Ratboys manage to be unself-conscious indie-rock classicists and curators who very evidently feel free to enlarge the subgenre. The Window, their proper follow-up to 2020’s Printer’s Devil (2021’s Happy Birthday, Ratboy combined re-recordings with rarities), finds them relaxing into that freedom.
Another curator, although perhaps not another classicist, is helpful: Chris Walla, a friendly former member of Death Cab for Cutie, comes on as recorder, producer, and co-mixer, and brings Ratboys from Chicago to Seattle.
The brief relocation doesn’t openly manifest in the music, although The Window launches vigorously with “Making Noise for the Ones You Love,” a feedback-drenched bottle rocket that recalls both the Byrds’ “Eight Miles High” and the confidence of Belly’s second album, 1995’s King.

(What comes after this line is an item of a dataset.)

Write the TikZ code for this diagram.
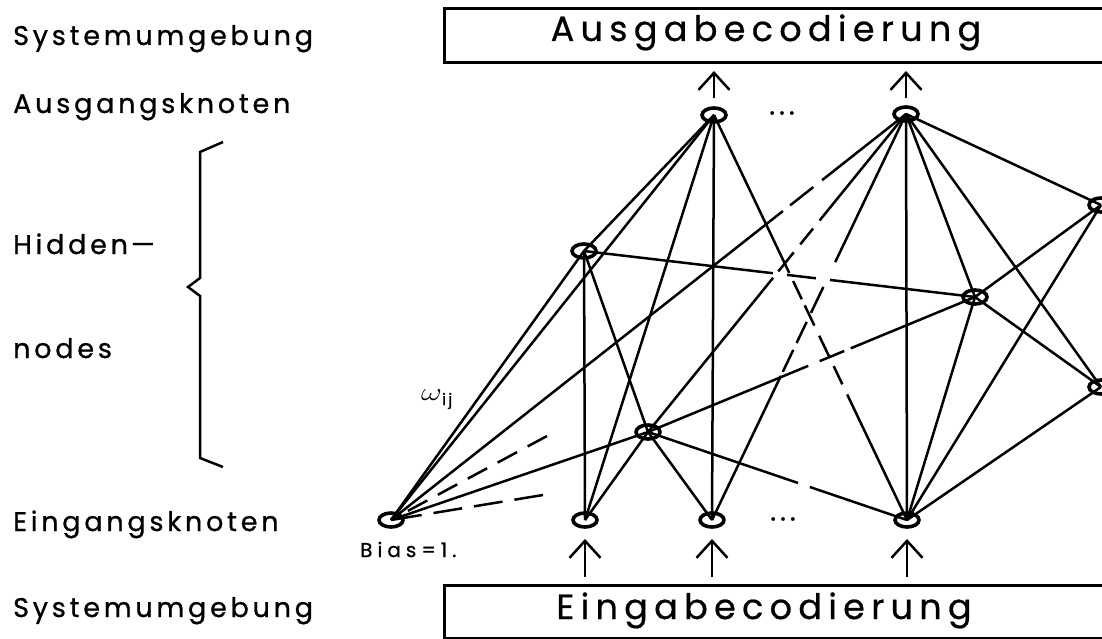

On this opener, as on the rest of the album, Julia Steiner establishes a vocal presence at once gorgeously girlish and casually cool, as if splicing the aforementioned Belly’s Tanya Donelly with the Breeders’ Kim Deal, plus a welcome McCartney-meets-McGuinn melodicism.
It’s not just her melodicism, because Ratboys hold collective songwriting credit, and guitarist Dave Sagan, bassist Sean Neumann, and drummer Marcus Nuccio enrich the material, whether crunching grungily through the extended refrains in “No Way,” mingling vintage electronics with organic arpeggios on “Break,” or twirling along the avenue within the chimes of “Morning Zoo.”
The intended culmination of the collaboration and expansion—within the band and with Walla—is “Black Earth, WI,” which in eight and a half minutes has time enough for cosmic-country funk, campfire singalongs, and peculiar nursery rhymes. It’s more a short song that goes on for three times its length than it is a natural epic, but it’s also a pleasant breeze.
And The Window closes with a shorter number, “Bad Reaction,” leaving Steiner’s repeated question—“What’s the one thing you love?”—in the inner ear as the light-blue folk aura fades. Ratboys answer that question enigmatically, with serious prettiness.